The US 5th Circuit Court of Appeals ruled that certain administration officials – namely in the White House, the surgeon general, the US Centers for Disease Control and Prevention, and the Federal Bureau of Investigation – likely “coerced or significantly encouraged social media platforms to moderate content” in violation of the First Amendment in its efforts to combat Covid-19 disinformation.
But the three-judge panel said the preliminary injunction issued by US District Judge Terry Doughty in July, which ordered some Biden administration agencies and top officials not to communicate with social media companies about certain content, was “both vague and broader than necessary to remedy the Plaintiffs’ injuries, as shown at this preliminary juncture.”
The Biden administration had previously argued in the lawsuit brought by Republican attorneys general claiming unconstitutional censorship that channels with social media companies must stay open so that the federal government can help protect the public from threats to election security, Covid-19 misinformation and other dangers.
In briefs submitted earlier this summer, the administration wrote, “There is a categorical, well-settled distinction between persuasion and coercion,” adding that Doughty had “equated legitimate efforts at persuasion with illicit efforts to coerce.”
The 5th Circuit left in place part of the injunction that barred certain Biden administration officials from “threatening, pressuring, or coercing social-media companies in any manner to remove, delete, suppress, or reduce posted content of postings containing protected free speech.”
“But,” the appeals court said, “those terms could also capture otherwise legal speech.
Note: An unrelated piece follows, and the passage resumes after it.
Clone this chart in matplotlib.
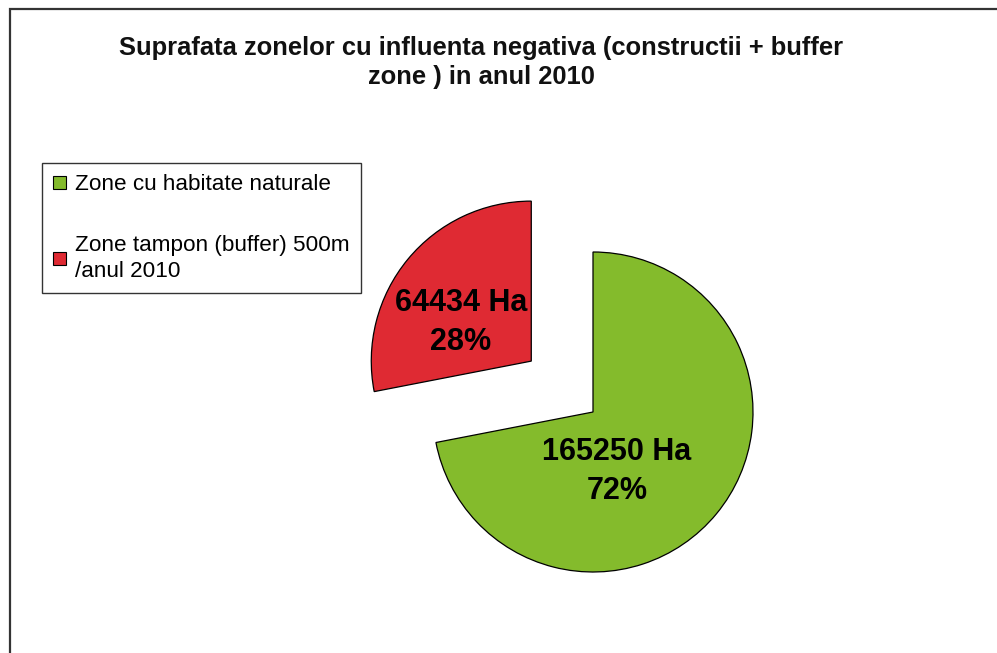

So, the injunction’s language must be further tailored to exclusively target illegal conduct and provide the officials with additional guidance or instruction on what behavior is prohibited.”
The appeals court reversed several aspects of Doughty’s sweeping order, concluding that those pieces of it risked blocking the federal government “from engaging in legal conduct.”
The 5th circuit left the order, which had been temporarily blocked earlier in the summer, on pause for 10 days so that the case can be appealed to the Supreme Court.
The opinion was handed down jointly by Circuit Judges Edith Clement, Jennifer Walker Elrod and Don Willett – all appointees of Republican presidents.
The conservative appeals court sided with many of the arguments put forward by the plaintiffs, which included private individuals as well Missouri and Louisiana, but also narrowed the injunction’s scope so that it only applied to the White House, the surgeon general, the CDC and the FBI. Doughty had included other agencies in his July order.
This story has been updated with additional information.